The other problem with Crowton's offense is that the NFL figured it out rather quickly. In 2000, the Bears dropped all the way down to 23rd in the NFL in both passing and total yards and dipped to 13.5 ppg. Part of this could be blamed on the increased role of Cade McNown, who was a miserable failure as we all know, but Shane Matthews (64.0 rating, down from 80.6 in 1999) and Jim Miller (68.2 vs. 83.6 in 1999) both had their numbers drop dramatically from their 1999 campaigns as well. As Chris Brown of SmartFootball noted the other day when discussing "constraint" plays on offense, bubble screens and the rest of the "razzle dazzle" (as it was derisively referred to by then-Chiefs head coach Gunther Cunningham) that the Bears utilized under Crowton were plays that could be used against defenses that were taken unaware by the offense and weren't fundamentally sound in their approach against it, but they weren't base plays that could consistently beat defenses that knew they were coming. Crowton lacked the talent and the will to attack downfield or run the ball between the tackles, and he was ultimately doomed.

I also never understood why the team decided to pair the overly-conservative Dick Jauron with the "innovative" Crowton, especially since the disconnect between them became rapidly apparent and led to Jauron not so subtly encouraging Crowton to leave for BYU in 2000.

John Shoop (2000-2003)
There may be no more frustrating human being in Bears history than John Shoop. That may be shocking considering all of the Wannstedts and McNowns and Cedric Bensons out there, but John Shoops term as offensive coordinator sticks in my craw like no other. No NFL organization can actually expect its fans to believe that the organization is focused on winning a championship if they willfully employ an offensive coordinator who has nothing other than contempt for the idea of offensive football.

Shoop took over for Crowton during the last few games of the 2000 season, when Crowton smelled the way the wind was blowing and left to take over as head coach at BYU. Shoop was hailed for restoring sanity to the Bears offensive game plan, as he ran the ball 39 times in his debut game against the Patriots and called a very conservative game plan through the air that allowed Shane Matthews to complete 22 of 27 passes. The fact that the Bears gained just 102 yards from those 39 carries (just 2.6 yards per carry) was ignored, even though it was a terrifying glimpse of things to come.

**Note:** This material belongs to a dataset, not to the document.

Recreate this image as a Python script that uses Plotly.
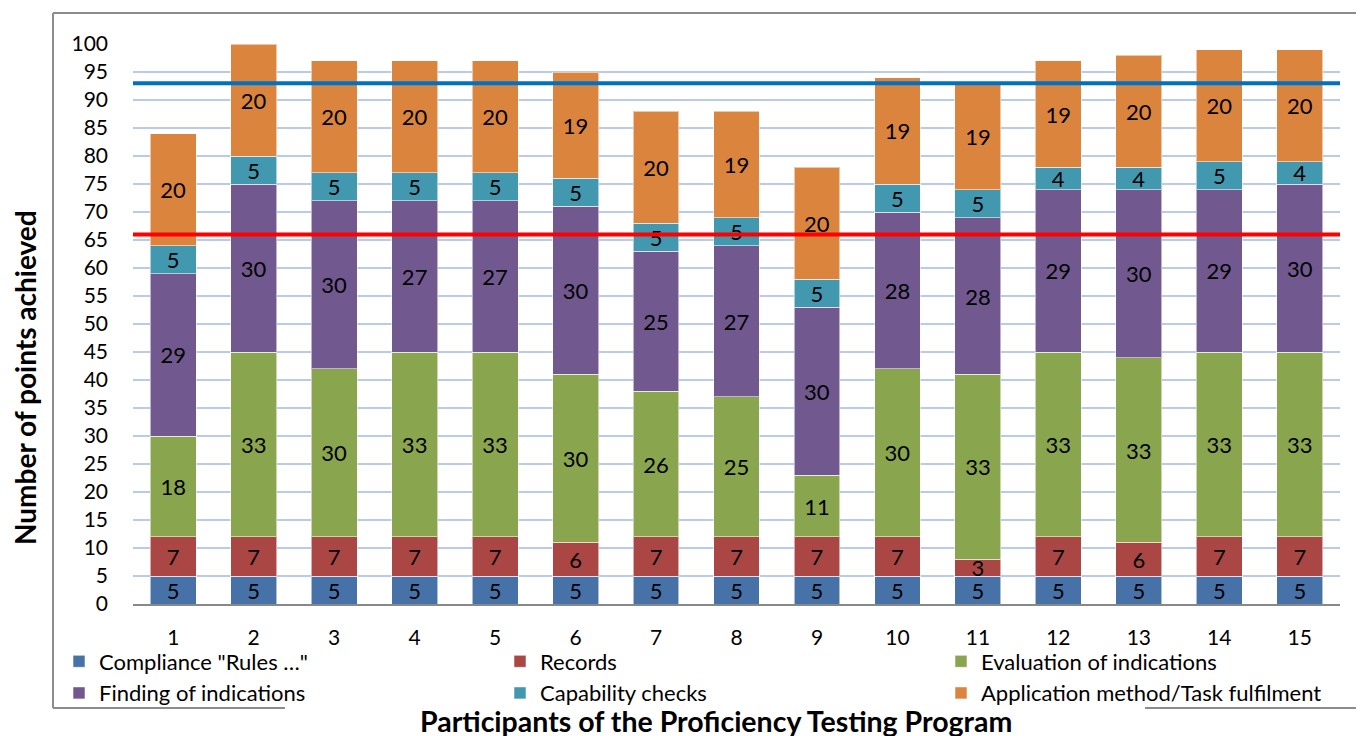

The Bears followed up that win over the Patriots by losing a shutout at San Francisco (gaining just 104 yards of offense) and winning the season finale over the Lions thanks to an RW McQuarters interception return for a TD that hid the fact that the offense gained just 286 yards and averaged just 6.3 yards per passing attempt.

Shoop's inherent cowardice became apparent in 2001, when the team ranked 26th in the NFL in total yards and managed just 192 yards per game through the air. The great defense and good fortune (+13 in turnovers) of that team led to a 13-3 season and hid Shoop's deficiencies to an extent, but the grumbles were already beginning before a 4-12 2002 campaign brought them to a fever pitch. Shoop's 2002 offense finished 27th in the NFL in points, 29th in yardage, and managed just 190 yards through the air. By this point it had become apparent that Shoop's entire offense consisted largely of unimaginative runs up the middle by the slow-footed Anthony Thomas, the long-since obsolete bubble screen (the only holdover that Shoop had kept from Crowton's attack) and an absolute refusal to consider a downfield attack. Quarterbacks during the Shoop Era averaged a whopping 5.7 yards per attempt.

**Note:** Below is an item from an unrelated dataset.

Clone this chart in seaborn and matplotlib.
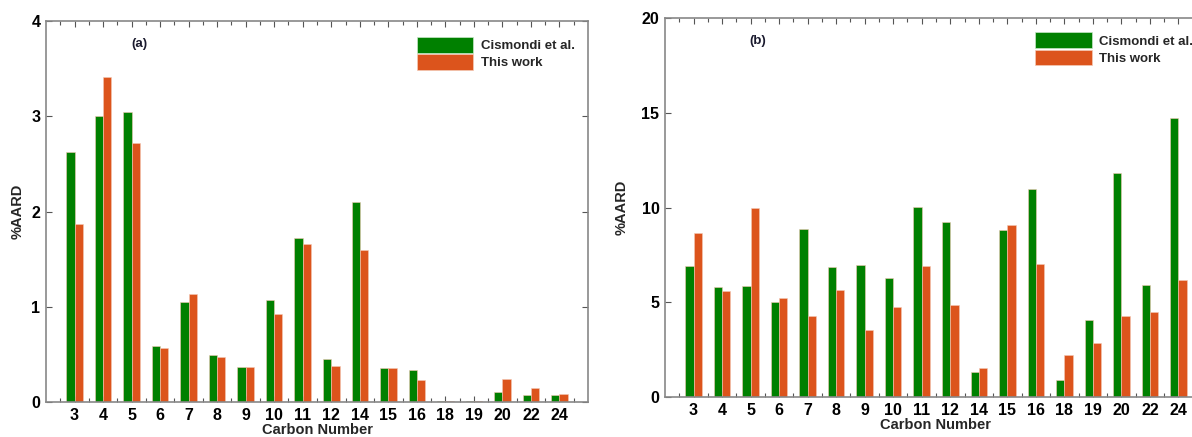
import numpy as np
import pandas as pd
import matplotlib
matplotlib.use("Agg")
import matplotlib.pyplot as plt
import seaborn as sns
from matplotlib.ticker import MultipleLocator, FixedLocator
from matplotlib.patches import Patch

# ---- data ----
carbon = ["3", "4", "5", "6", "7", "8", "9", "10", "11", "12",
          "14", "15", "16", "18", "19", "20", "22", "24"]
series_names = ["Cismondi et al.", "This work"]

a_cismondi = [2.62, 3.00, 3.04, 0.585, 1.05, 0.49, 0.367, 1.07, 1.72, 0.45,
              2.10, 0.354, 0.336, 0.015, 0.015, 0.105, 0.073, 0.073]
a_thiswork = [1.87, 3.41, 2.72, 0.567, 1.13, 0.476, 0.367, 0.92, 1.656, 0.375,
              1.596, 0.354, 0.231, 0.015, 0.015, 0.238, 0.144, 0.084]

b_cismondi = [6.92, 5.79, 5.85, 5.02, 8.89, 6.87, 6.99, 6.30, 10.04, 9.23,
              1.30, 8.80, 10.97, 0.88, 4.08, 11.81, 5.93, 14.72]
b_thiswork = [8.64, 5.60, 10.0, 5.25, 4.30, 5.63, 3.56, 4.75, 6.92, 4.88,
              1.55, 9.10, 7.04, 2.20, 2.87, 4.26, 4.47, 6.18]

panel_labels = ["(a)", "(b)"]
y_max = [4, 20]
y_step = [1, 5]

GREEN = "#008000"
ORANGE = "#DC541C"

def long_df(c, t):
    return pd.DataFrame({
        "Carbon": carbon * 2,
        "AARD": list(c) + list(t),
        "Source": [series_names[0]] * len(carbon) + [series_names[1]] * len(carbon),
    })

sns.set_theme(style="white")
plt.rcParams["font.family"] = ["Liberation Sans", "DejaVu Sans"]
plt.rcParams["font.weight"] = "bold"

fig = plt.figure(figsize=(11.92, 4.37), dpi=100)
positions = [
    [46 / 1192, 1 - 402 / 437, 542 / 1192, 381 / 437],
    [665 / 1192, 1 - 397 / 437, 542 / 1192, 379 / 437],
]
datasets = [(a_cismondi, a_thiswork), (b_cismondi, b_thiswork)]
legend_anchor = [(0.684, 0.958), (0.683, 0.962)]
ylabel_pad = [5, 9]

for i in range(2):
    ax = fig.add_axes(positions[i])
    df = long_df(*datasets[i])
    sns.barplot(data=df, x="Carbon", y="AARD", hue="Source", order=carbon,
                hue_order=series_names, palette=[GREEN, ORANGE],
                width=0.58, ax=ax, saturation=1, legend=False,
                edgecolor="#f3c9b5", linewidth=0.4)
    ax.set_xlim(-1, len(carbon))
    ax.set_ylim(0, y_max[i])
    ax.yaxis.set_major_locator(MultipleLocator(y_step[i]))
    ax.xaxis.set_minor_locator(FixedLocator(np.arange(-0.5, len(carbon), 1.0)))
    ax.tick_params(axis="both", which="both", direction="in", top=True,
                   right=True, bottom=True, left=True, color="#555555",
                   width=0.8)
    ax.tick_params(axis="both", which="major", length=4, labelsize=11.5,
                   pad=4)
    ax.tick_params(axis="x", which="minor", length=3)
    for lab in ax.get_xticklabels() + ax.get_yticklabels():
        lab.set_fontweight("bold")
        lab.set_color("black")
    for sp in ax.spines.values():
        sp.set_color("#888888")
        sp.set_linewidth(1.2)
    ax.set_xlabel("Carbon Number", fontsize=10.5, fontweight="bold",
                  labelpad=0)
    ax.set_ylabel("%AARD", fontsize=10.5, fontweight="bold",
                  labelpad=ylabel_pad[i])
    ax.text(0.172, 0.94, panel_labels[i], transform=ax.transAxes,
            ha="center", va="center", fontsize=9.5, fontweight="bold",
            color="#1a1a2e")
    handles = [Patch(facecolor=GREEN, edgecolor="#c8e6c8", linewidth=0.5),
               Patch(facecolor=ORANGE, edgecolor="#f3c9b5", linewidth=0.5)]
    ax.legend(handles, series_names, loc="upper left",
              bbox_to_anchor=legend_anchor[i], frameon=False,
              prop={"size": 9.5, "weight": "bold"}, handlelength=4.3,
              handleheight=1.45, labelspacing=0.12, handletextpad=0.55,
              borderaxespad=0, borderpad=0)

fig.savefig("out.png", dpi=100)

While Shoop's hallmark will always be his cowardly lion approach to the passing game, the Kordell Stewart experiment of 2003 should always be noted for showcasing the best of Shoop's brilliant game plans. As mentioned before, my favorite play will always be the play-action QB draw, in which the QB draws the linebackers closer to the line of scrimmage before running right at them. Brilliant!

Terry Shea (2004)
It's always hard to judge Terry Shea's one year run as offensive coordinator fairly, since Rex Grossman's injury crippled the team and left Shea to run the show with Jonathan Quinn, Craig Krenzel, and Chad Hutchinson. The offense averaged 344 yards per game and 20 PPG under Grossman and had a balanced attack (192 ypg passing, 152 ypg rushing). We'll never really know what could have been, since the Quinn-Krenzel-Hutchinson triumvirate managed only 214 YPG and 13 PPG. Part of the problem was an offensive line that allowed a team-record 66 sacks, although Grossman only took five sacks in his three games and the other three QBs were all incapable of reading a defense and frequently stood there waiting for the hit, but Shea had his problems regardless. He had a playbook that was incredibly long and complex and yet the product on the field was incredibly unimaginative. He was over-reliant on the quick out and the HB draw, and it was his damn fault that Quinn was on the roster in the first place, so I can't have too much sympathy for the guy. Either way, I have no doubt the team was better off firing him when they did.

So those are four men who've run the show in the time before Mike Martz. While the poor first half last year left the Bears attack mired in the bottom half of the league statistically, the increased offensive output in the second half (from 18 to 23 PPG) and offensive outbursts like the 31-26 victory over the Eagles, the 40-14 win in Minnesota, the 38-34 comeback over the Jets, and the 35-24 blowout of the Seahawks in the divisional round give me hope that the team is pointed in the right direction. Martz showed last year that he was far more versatile than Turner, while his commitment (and Jay Cutler's ability) to throw the ball downfield prevents opposing defenses from squatting in the short passing game and prevents Martz from making the same mistakes that doomed Crowton and Shea, and the fact that he's not an unblinking idiot makes him far superior to Shoop. Hopefully this all translates into a Bears offense that (gasp!) scores points consistently in 2011 and beyond.